Influence of Stable Modes on Momentum Transport in Freely-evolving Shear Layers in MHD

In shear flows that are unstable to the Kelvin-Helmholtz (KH) instability, linearly stable, inviscid modes are known to co-exist at the same large scales as unstable modes. While unstable modes draw energy from the shear flow and transport momentum down the gradient via turbulent stresses, stable modes transfer energy back and transport momentum up the gradient [A.E.~Fraser, PhD Thesis, UW-Madison 2020]. Here we study the role these modes play in KH-driven turbulence in MHD using 2D, incompressible simulations of an unforced shear layer, so the flow gradient flattens as turbulent stresses broaden the layer.

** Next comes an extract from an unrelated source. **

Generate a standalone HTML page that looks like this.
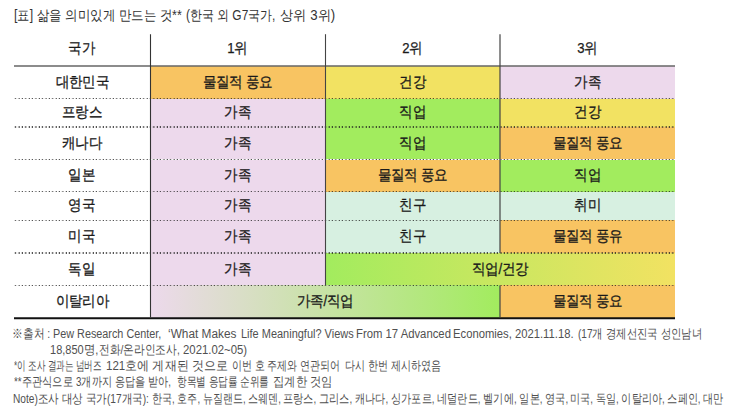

A uniform, flow-aligned magnetic field is wound up by large-scale vortices, generating small-scale fluctuations that enhance dissipation and layer broadening, even for very weak initial fields. We vary field strength and resistivity to study how these dynamics relate to stable mode excitation, finding the enhanced dissipation reduces the importance of stable modes and their up-gradient momentum transport. While the Reynolds stress is well-described by a truncated eigenmode expansion if stable modes are included, the Maxwell stress is not, reflecting the complexity of the field fluctuations relative to the KH-dominated flow fluctuations.